The last few days, while I have been suffering with the flu...........
I had some thoughts: How to give Dan the most bang for his buck, and show you guys some tricks that you won't find anywhere else.
Well, thanks in part (he adds, sarcastically) to the latest poster to this thread, it came to me.
First, let's review some stuff. (Almost has the sound of some boring class you used to have..........difference being that you will actually learn something.)
Most of you believe you only have the following options:
Stock......as in Picture #2. Yuk.
Take out the EMI-lowering inductor, as in Pic. #3. Looks good, but no galvanic isolation.
Put in a transformer.........stuck right on the output of the stock voltage divider, and get Pic. #4. Also yuk.
OK.....how do we make "Yuk" into "Damn, that looks good"?
First, the RCA jack has to go.
Second, use the unshielded SC transformer instead of the shielded one, as in Pic. #5.
Still......leaves something to be desired.
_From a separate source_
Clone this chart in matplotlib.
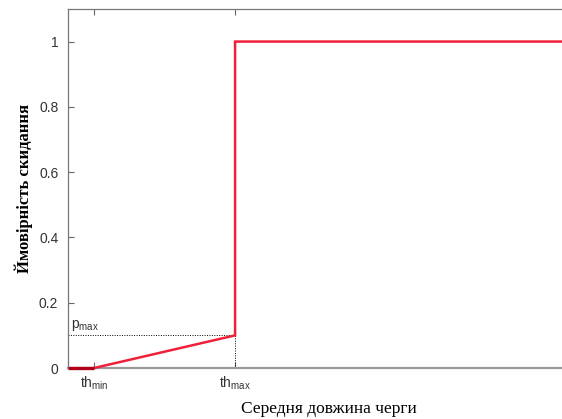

So, now what?
Well, just in case anyone is still reading this
and did their homework on characteristic impedance, you have come the conclusion that none of these parts are really designed to work at 75 ohms.
Sure.......they are all 1:1 transformers, but so what? Has anyone stopped to think that maybe..........just maybe........they really work better at some other impedance?
Well.....ok, at least one person has. So, on to the next stage.
I'll forego the process for now, but most of these transformers work better in the range of.........oh.....say 150-300 ohms. Some higher........some lower.
So, what if we do as our mystery poster suggests:
Use the same parts, just change the order.
"HUH?"
You guys assume.......and with 99.99% of you not being engineers (which is fine.....we have too many unemployed old fart telecom engineers as it is.......don't need any more), that all you have to do is stick a 1:1 transformer on the output of the right value voltage divider, and "voila!"......instant transformer output.
Nope. The transformer should operate where it was designed to operate. In the case of the unshielded SC transformer, we are talking >300 ohms.
So.......what if we take the same circuit, and move the 100 resistor to the
output side of the transformer.
Well, you get this:

Gee.......that almost looks useable. (Wish I could say the same for the alleged "auto-focus" on this camera!) Same parts (as in #5), sans RCA jack.....much different results. Imagine that. (OK........I used 100 ohms on the output instead of 102, because that is what I had. And I cut one of the drive gates loose, in preparation for adding a Newava. But you get the idea.) The output Z is a bit low, but if we raise the resistor on the input side.....up closer to what it really should be, we get this:

There we go!
Here is what the hook-up looks like:

Eventually (when I get over the flu), I'll get the right resistor, instead of using a 249 ohm in series with 40-something. All I had on hand. You can not see the 0.1 uF film cap, used for the DC block. It is under the transformer. One end is soldered into a ground via, the other to the transformer. I used a Vishay 1826 series (which is no longer made.........), because.............yep........that is what I had on hand.
BTW........prying up that sticky foam tape stuff is a bit of a hurdle. It is really strong, and there are SM parts on the PCB to be careful of. You can see their outline. Pry it loose carefully.
Ok, the "no fee lunch department" speech.............
We can only raise the input resistor so much on this particular device, because it works on 3.3 V. Raise it up to where it probably should be, and we will have an output voltage that might be a bit too low. So, this circuit should put out around 0.4 V p-p, with a 75 ohm load. We will know once I put it all back together. For now, let's just concentrate on getting the impedance to look right.